* _DATASET SECTION_:

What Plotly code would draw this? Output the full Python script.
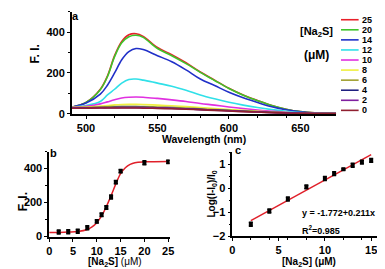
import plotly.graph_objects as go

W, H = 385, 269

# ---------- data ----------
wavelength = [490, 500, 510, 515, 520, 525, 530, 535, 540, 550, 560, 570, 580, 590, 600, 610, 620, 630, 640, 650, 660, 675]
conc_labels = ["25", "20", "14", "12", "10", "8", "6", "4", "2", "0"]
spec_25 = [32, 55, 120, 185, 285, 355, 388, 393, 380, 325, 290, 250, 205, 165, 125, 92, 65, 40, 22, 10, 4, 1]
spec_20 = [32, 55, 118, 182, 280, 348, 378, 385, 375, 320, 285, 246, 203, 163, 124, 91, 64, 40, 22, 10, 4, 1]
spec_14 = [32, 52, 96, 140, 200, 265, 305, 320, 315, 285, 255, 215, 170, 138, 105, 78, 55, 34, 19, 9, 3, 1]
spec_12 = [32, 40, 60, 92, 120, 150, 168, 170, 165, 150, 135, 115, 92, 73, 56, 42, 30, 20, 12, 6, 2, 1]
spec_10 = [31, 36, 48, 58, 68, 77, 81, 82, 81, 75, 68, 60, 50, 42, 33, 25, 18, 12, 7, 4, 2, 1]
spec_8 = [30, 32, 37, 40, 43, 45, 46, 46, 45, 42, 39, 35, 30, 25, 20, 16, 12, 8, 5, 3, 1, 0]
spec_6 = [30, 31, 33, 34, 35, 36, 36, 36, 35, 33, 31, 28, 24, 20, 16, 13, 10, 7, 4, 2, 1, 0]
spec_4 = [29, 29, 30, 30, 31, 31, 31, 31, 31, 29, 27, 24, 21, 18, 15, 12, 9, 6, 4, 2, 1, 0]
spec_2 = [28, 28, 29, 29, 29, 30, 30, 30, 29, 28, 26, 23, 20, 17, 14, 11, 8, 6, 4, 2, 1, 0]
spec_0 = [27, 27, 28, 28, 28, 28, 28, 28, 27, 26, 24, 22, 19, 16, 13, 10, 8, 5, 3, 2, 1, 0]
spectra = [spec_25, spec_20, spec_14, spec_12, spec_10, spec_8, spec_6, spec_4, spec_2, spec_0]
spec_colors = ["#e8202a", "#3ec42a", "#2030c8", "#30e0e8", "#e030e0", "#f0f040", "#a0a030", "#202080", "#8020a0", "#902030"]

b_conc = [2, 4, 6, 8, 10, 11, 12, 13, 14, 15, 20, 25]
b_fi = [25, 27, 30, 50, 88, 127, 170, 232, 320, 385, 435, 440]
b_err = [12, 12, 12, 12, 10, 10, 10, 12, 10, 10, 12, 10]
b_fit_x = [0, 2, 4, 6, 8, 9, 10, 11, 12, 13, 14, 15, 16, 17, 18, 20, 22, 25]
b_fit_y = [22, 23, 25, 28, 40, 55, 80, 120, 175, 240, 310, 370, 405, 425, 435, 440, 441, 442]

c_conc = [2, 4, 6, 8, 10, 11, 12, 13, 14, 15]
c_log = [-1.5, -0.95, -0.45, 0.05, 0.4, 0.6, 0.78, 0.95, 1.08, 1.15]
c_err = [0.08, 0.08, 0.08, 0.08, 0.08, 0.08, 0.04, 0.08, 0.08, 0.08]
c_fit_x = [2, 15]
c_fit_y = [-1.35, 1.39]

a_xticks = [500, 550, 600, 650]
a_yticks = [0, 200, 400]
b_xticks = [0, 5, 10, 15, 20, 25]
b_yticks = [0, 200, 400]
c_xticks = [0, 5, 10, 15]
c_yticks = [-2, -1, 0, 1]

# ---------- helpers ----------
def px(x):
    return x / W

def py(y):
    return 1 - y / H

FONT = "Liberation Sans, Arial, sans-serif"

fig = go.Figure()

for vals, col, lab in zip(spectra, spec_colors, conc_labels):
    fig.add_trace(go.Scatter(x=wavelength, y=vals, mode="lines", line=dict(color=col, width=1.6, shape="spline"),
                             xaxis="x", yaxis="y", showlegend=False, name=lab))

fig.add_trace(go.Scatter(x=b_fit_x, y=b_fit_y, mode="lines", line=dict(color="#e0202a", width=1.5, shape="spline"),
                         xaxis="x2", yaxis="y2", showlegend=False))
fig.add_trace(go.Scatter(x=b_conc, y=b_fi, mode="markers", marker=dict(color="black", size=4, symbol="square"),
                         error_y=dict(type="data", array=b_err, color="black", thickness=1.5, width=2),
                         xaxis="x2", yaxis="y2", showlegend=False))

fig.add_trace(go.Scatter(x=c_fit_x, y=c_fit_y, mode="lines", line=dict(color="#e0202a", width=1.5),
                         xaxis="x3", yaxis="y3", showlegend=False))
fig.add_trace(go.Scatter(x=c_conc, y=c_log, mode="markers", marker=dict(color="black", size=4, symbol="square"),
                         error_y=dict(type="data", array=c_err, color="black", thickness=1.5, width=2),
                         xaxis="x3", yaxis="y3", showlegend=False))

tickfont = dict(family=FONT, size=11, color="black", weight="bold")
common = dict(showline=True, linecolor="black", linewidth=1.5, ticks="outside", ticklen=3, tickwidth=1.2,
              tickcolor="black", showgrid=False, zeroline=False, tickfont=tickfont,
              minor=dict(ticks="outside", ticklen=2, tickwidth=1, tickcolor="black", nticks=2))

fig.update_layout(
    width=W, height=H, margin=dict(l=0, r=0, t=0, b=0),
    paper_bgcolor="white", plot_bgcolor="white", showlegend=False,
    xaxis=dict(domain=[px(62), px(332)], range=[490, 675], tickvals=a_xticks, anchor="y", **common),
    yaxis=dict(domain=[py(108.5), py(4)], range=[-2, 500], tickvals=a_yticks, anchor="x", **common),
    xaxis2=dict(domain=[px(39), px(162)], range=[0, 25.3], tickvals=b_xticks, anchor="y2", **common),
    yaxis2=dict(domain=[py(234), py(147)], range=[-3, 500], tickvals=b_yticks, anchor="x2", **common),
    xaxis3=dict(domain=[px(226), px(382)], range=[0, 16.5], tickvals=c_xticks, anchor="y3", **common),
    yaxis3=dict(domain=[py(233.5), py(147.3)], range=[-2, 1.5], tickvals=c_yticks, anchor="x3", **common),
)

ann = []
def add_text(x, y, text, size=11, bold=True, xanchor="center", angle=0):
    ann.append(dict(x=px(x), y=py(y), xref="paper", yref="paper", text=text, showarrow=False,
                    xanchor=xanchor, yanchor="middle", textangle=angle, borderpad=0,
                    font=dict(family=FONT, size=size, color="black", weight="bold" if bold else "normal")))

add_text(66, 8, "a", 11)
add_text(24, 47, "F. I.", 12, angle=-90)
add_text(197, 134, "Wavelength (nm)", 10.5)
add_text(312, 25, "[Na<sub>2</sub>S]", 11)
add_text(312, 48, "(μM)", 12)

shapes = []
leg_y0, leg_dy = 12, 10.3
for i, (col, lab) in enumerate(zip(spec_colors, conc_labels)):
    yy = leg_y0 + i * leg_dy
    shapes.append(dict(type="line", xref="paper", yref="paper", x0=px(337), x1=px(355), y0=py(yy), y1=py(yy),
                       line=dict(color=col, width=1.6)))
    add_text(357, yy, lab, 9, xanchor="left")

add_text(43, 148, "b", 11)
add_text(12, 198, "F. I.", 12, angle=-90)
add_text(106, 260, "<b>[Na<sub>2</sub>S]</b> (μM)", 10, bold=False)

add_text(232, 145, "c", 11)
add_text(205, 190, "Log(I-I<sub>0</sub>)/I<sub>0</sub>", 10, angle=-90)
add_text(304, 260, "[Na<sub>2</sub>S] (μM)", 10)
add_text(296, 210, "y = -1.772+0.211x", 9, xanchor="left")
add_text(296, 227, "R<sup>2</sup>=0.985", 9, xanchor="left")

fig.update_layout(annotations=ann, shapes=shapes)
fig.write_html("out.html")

* _REQUIRED TASK_:
With the pictures left out, transcribe the material exactly.

* _RESULT OF THE TASK_:
What Plotly code would draw this? Output the full Python script.
import plotly.graph_objects as go

W, H = 385, 269

# ---------- data ----------
wavelength = [490, 500, 510, 515, 520, 525, 530, 535, 540, 550, 560, 570, 580, 590, 600, 610, 620, 630, 640, 650, 660, 675]
conc_labels = ["25", "20", "14", "12", "10", "8", "6", "4", "2", "0"]
spec_25 = [32, 55, 120, 185, 285, 355, 388, 393, 380, 325, 290, 250, 205, 165, 125, 92, 65, 40, 22, 10, 4, 1]
spec_20 = [32, 55, 118, 182, 280, 348, 378, 385, 375, 320, 285, 246, 203, 163, 124, 91, 64, 40, 22, 10, 4, 1]
spec_14 = [32, 52, 96, 140, 200, 265, 305, 320, 315, 285, 255, 215, 170, 138, 105, 78, 55, 34, 19, 9, 3, 1]
spec_12 = [32, 40, 60, 92, 120, 150, 168, 170, 165, 150, 135, 115, 92, 73, 56, 42, 30, 20, 12, 6, 2, 1]
spec_10 = [31, 36, 48, 58, 68, 77, 81, 82, 81, 75, 68, 60, 50, 42, 33, 25, 18, 12, 7, 4, 2, 1]
spec_8 = [30, 32, 37, 40, 43, 45, 46, 46, 45, 42, 39, 35, 30, 25, 20, 16, 12, 8, 5, 3, 1, 0]
spec_6 = [30, 31, 33, 34, 35, 36, 36, 36, 35, 33, 31, 28, 24, 20, 16, 13, 10, 7, 4, 2, 1, 0]
spec_4 = [29, 29, 30, 30, 31, 31, 31, 31, 31, 29, 27, 24, 21, 18, 15, 12, 9, 6, 4, 2, 1, 0]
spec_2 = [28, 28, 29, 29, 29, 30, 30, 30, 29, 28, 26, 23, 20, 17, 14, 11, 8, 6, 4, 2, 1, 0]
spec_0 = [27, 27, 28, 28, 28, 28, 28, 28, 27, 26, 24, 22, 19, 16, 13, 10, 8, 5, 3, 2, 1, 0]
spectra = [spec_25, spec_20, spec_14, spec_12, spec_10, spec_8, spec_6, spec_4, spec_2, spec_0]
spec_colors = ["#e8202a", "#3ec42a", "#2030c8", "#30e0e8", "#e030e0", "#f0f040", "#a0a030", "#202080", "#8020a0", "#902030"]

b_conc = [2, 4, 6, 8, 10, 11, 12, 13, 14, 15, 20, 25]
b_fi = [25, 27, 30, 50, 88, 127, 170, 232, 320, 385, 435, 440]
b_err = [12, 12, 12, 12, 10, 10, 10, 12, 10, 10, 12, 10]
b_fit_x = [0, 2, 4, 6, 8, 9, 10, 11, 12, 13, 14, 15, 16, 17, 18, 20, 22, 25]
b_fit_y = [22, 23, 25, 28, 40, 55, 80, 120, 175, 240, 310, 370, 405, 425, 435, 440, 441, 442]

c_conc = [2, 4, 6, 8, 10, 11, 12, 13, 14, 15]
c_log = [-1.5, -0.95, -0.45, 0.05, 0.4, 0.6, 0.78, 0.95, 1.08, 1.15]
c_err = [0.08, 0.08, 0.08, 0.08, 0.08, 0.08, 0.04, 0.08, 0.08, 0.08]
c_fit_x = [2, 15]
c_fit_y = [-1.35, 1.39]

a_xticks = [500, 550, 600, 650]
a_yticks = [0, 200, 400]
b_xticks = [0, 5, 10, 15, 20, 25]
b_yticks = [0, 200, 400]
c_xticks = [0, 5, 10, 15]
c_yticks = [-2, -1, 0, 1]

# ---------- helpers ----------
def px(x):
    return x / W

def py(y):
    return 1 - y / H

FONT = "Liberation Sans, Arial, sans-serif"

fig = go.Figure()

for vals, col, lab in zip(spectra, spec_colors, conc_labels):
    fig.add_trace(go.Scatter(x=wavelength, y=vals, mode="lines", line=dict(color=col, width=1.6, shape="spline"),
                             xaxis="x", yaxis="y", showlegend=False, name=lab))

fig.add_trace(go.Scatter(x=b_fit_x, y=b_fit_y, mode="lines", line=dict(color="#e0202a", width=1.5, shape="spline"),
                         xaxis="x2", yaxis="y2", showlegend=False))
fig.add_trace(go.Scatter(x=b_conc, y=b_fi, mode="markers", marker=dict(color="black", size=4, symbol="square"),
                         error_y=dict(type="data", array=b_err, color="black", thickness=1.5, width=2),
                         xaxis="x2", yaxis="y2", showlegend=False))

fig.add_trace(go.Scatter(x=c_fit_x, y=c_fit_y, mode="lines", line=dict(color="#e0202a", width=1.5),
                         xaxis="x3", yaxis="y3", showlegend=False))
fig.add_trace(go.Scatter(x=c_conc, y=c_log, mode="markers", marker=dict(color="black", size=4, symbol="square"),
                         error_y=dict(type="data", array=c_err, color="black", thickness=1.5, width=2),
                         xaxis="x3", yaxis="y3", showlegend=False))

tickfont = dict(family=FONT, size=11, color="black", weight="bold")
common = dict(showline=True, linecolor="black", linewidth=1.5, ticks="outside", ticklen=3, tickwidth=1.2,
              tickcolor="black", showgrid=False, zeroline=False, tickfont=tickfont,
              minor=dict(ticks="outside", ticklen=2, tickwidth=1, tickcolor="black", nticks=2))

fig.update_layout(
    width=W, height=H, margin=dict(l=0, r=0, t=0, b=0),
    paper_bgcolor="white", plot_bgcolor="white", showlegend=False,
    xaxis=dict(domain=[px(62), px(332)], range=[490, 675], tickvals=a_xticks, anchor="y", **common),
    yaxis=dict(domain=[py(108.5), py(4)], range=[-2, 500], tickvals=a_yticks, anchor="x", **common),
    xaxis2=dict(domain=[px(39), px(162)], range=[0, 25.3], tickvals=b_xticks, anchor="y2", **common),
    yaxis2=dict(domain=[py(234), py(147)], range=[-3, 500], tickvals=b_yticks, anchor="x2", **common),
    xaxis3=dict(domain=[px(226), px(382)], range=[0, 16.5], tickvals=c_xticks, anchor="y3", **common),
    yaxis3=dict(domain=[py(233.5), py(147.3)], range=[-2, 1.5], tickvals=c_yticks, anchor="x3", **common),
)

ann = []
def add_text(x, y, text, size=11, bold=True, xanchor="center", angle=0):
    ann.append(dict(x=px(x), y=py(y), xref="paper", yref="paper", text=text, showarrow=False,
                    xanchor=xanchor, yanchor="middle", textangle=angle, borderpad=0,
                    font=dict(family=FONT, size=size, color="black", weight="bold" if bold else "normal")))

add_text(66, 8, "a", 11)
add_text(24, 47, "F. I.", 12, angle=-90)
add_text(197, 134, "Wavelength (nm)", 10.5)
add_text(312, 25, "[Na<sub>2</sub>S]", 11)
add_text(312, 48, "(μM)", 12)

shapes = []
leg_y0, leg_dy = 12, 10.3
for i, (col, lab) in enumerate(zip(spec_colors, conc_labels)):
    yy = leg_y0 + i * leg_dy
    shapes.append(dict(type="line", xref="paper", yref="paper", x0=px(337), x1=px(355), y0=py(yy), y1=py(yy),
                       line=dict(color=col, width=1.6)))
    add_text(357, yy, lab, 9, xanchor="left")

add_text(43, 148, "b", 11)
add_text(12, 198, "F. I.", 12, angle=-90)
add_text(106, 260, "<b>[Na<sub>2</sub>S]</b> (μM)", 10, bold=False)

add_text(232, 145, "c", 11)
add_text(205, 190, "Log(I-I<sub>0</sub>)/I<sub>0</sub>", 10, angle=-90)
add_text(304, 260, "[Na<sub>2</sub>S] (μM)", 10)
add_text(296, 210, "y = -1.772+0.211x", 9, xanchor="left")
add_text(296, 227, "R<sup>2</sup>=0.985", 9, xanchor="left")

fig.update_layout(annotations=ann, shapes=shapes)
fig.write_html("out.html")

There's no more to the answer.